Prancis, Suriah, dan Palestina
A
A
A
DUNIA mengecam keras aksi teror sejumlah orang bersenjata yang menewaskan ratusan warga sipil di Paris, Prancis. Tragedi berdarah di salah satu kota wisata terfavorit dunia itu memang pantas disebut sebagai tindakan keji. Bagaimana tidak, sekelompok orang bersenjata berpakaian hitam-hitam lengkap dengan bom di badan melakukan serangan membabi buta di enam titik terpisah yang merupakan pusat keramaian di kota itu. Digambarkan, korban keganasan penembakan ini bergelimpangan bersimbah darah di restoran, stadion olahraga, dan gedung teater yang sedang penuh pengunjung. Ratusan korban tewas, dan ratusan lainnya terluka parah akibat tembakan maupun ledakan bom yang diduga dilakukan dengan bunuh diri. Jadi, pantaslah jika solidaritas masyarakat dunia langsung tercurah ke Paris, Prancis.

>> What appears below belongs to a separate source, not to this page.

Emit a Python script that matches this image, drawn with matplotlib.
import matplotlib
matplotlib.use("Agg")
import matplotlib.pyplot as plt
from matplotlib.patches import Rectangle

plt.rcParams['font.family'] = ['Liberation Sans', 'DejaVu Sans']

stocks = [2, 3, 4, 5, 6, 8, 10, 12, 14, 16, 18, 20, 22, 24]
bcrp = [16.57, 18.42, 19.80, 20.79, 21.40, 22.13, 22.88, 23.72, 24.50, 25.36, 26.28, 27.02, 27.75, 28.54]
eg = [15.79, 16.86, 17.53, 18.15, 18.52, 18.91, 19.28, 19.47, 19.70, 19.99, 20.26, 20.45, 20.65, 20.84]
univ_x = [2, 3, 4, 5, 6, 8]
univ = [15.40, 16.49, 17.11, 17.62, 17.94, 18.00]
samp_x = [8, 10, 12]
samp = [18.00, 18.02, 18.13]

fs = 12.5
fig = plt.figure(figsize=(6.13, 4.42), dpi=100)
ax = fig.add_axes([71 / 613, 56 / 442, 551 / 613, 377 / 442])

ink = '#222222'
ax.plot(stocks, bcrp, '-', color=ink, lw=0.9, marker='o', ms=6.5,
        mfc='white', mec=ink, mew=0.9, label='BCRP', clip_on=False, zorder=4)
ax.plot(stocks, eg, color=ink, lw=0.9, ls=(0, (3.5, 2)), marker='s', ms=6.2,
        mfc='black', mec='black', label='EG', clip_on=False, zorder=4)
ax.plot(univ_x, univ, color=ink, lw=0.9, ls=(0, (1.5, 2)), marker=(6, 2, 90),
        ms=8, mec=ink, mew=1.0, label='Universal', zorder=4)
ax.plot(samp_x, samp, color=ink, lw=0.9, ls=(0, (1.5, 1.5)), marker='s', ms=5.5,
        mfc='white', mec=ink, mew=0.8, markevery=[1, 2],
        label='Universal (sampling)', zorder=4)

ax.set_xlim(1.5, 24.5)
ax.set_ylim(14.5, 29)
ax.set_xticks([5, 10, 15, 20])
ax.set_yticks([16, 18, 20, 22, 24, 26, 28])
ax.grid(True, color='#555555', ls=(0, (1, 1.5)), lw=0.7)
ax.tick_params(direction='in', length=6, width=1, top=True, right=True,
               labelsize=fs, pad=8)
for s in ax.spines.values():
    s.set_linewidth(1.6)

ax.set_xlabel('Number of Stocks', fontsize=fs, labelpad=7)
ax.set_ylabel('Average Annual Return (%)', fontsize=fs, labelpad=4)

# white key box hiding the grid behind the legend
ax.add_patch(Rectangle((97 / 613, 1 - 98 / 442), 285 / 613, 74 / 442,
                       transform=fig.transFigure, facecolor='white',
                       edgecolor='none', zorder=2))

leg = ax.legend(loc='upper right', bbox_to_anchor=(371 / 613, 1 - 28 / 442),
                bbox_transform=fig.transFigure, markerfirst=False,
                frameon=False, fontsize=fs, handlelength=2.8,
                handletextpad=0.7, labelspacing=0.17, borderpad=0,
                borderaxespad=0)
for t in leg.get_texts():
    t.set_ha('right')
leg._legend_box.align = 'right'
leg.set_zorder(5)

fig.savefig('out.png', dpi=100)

Atas nama apa pun, tindakan kekerasan kelompok bersenjata yang membunuh warga sipil tidak dibenarkan. Ini adalah pelanggaran serius terhadap nilai-nilai kemanusiaan dan perdamaian yang diperjuangkan oleh semua bangsa dan semua agama. Prancis pantas marah dan menyatakan perang terhadap aksi terorisme yang diyakini dilakukan kelompok ISIS, kelompok bersenjata yang memiliki pasukan dan persenjataan lengkap yang kini sepak terjangnya sangat merepotkan negara-negara di Timur Tengah. Tak hanya merepotkan, kekejaman ISIS terhadap warga sipil di Suriah dan Irak sudah memakan banyak korban. Entah sudah berapa jumlah korban tewas dari warga sipil di dua negara itu yang menjadi korban keganasan ISIS dalam dua tahun terakhir. Bisa jadi ribuan atau bahkan puluhan ribu. Ini bisa terlihat dari pengungsian besar-besaran warga Suriah ke negara-negara Eropa yang jumlahnya mencapai jutaan orang. Warga Suriah mengungsi untuk menyelamatkan diri dan mencari kehidupan baru karena negaranya sudah luluh lantak karena perang yang tiada berkesudahan.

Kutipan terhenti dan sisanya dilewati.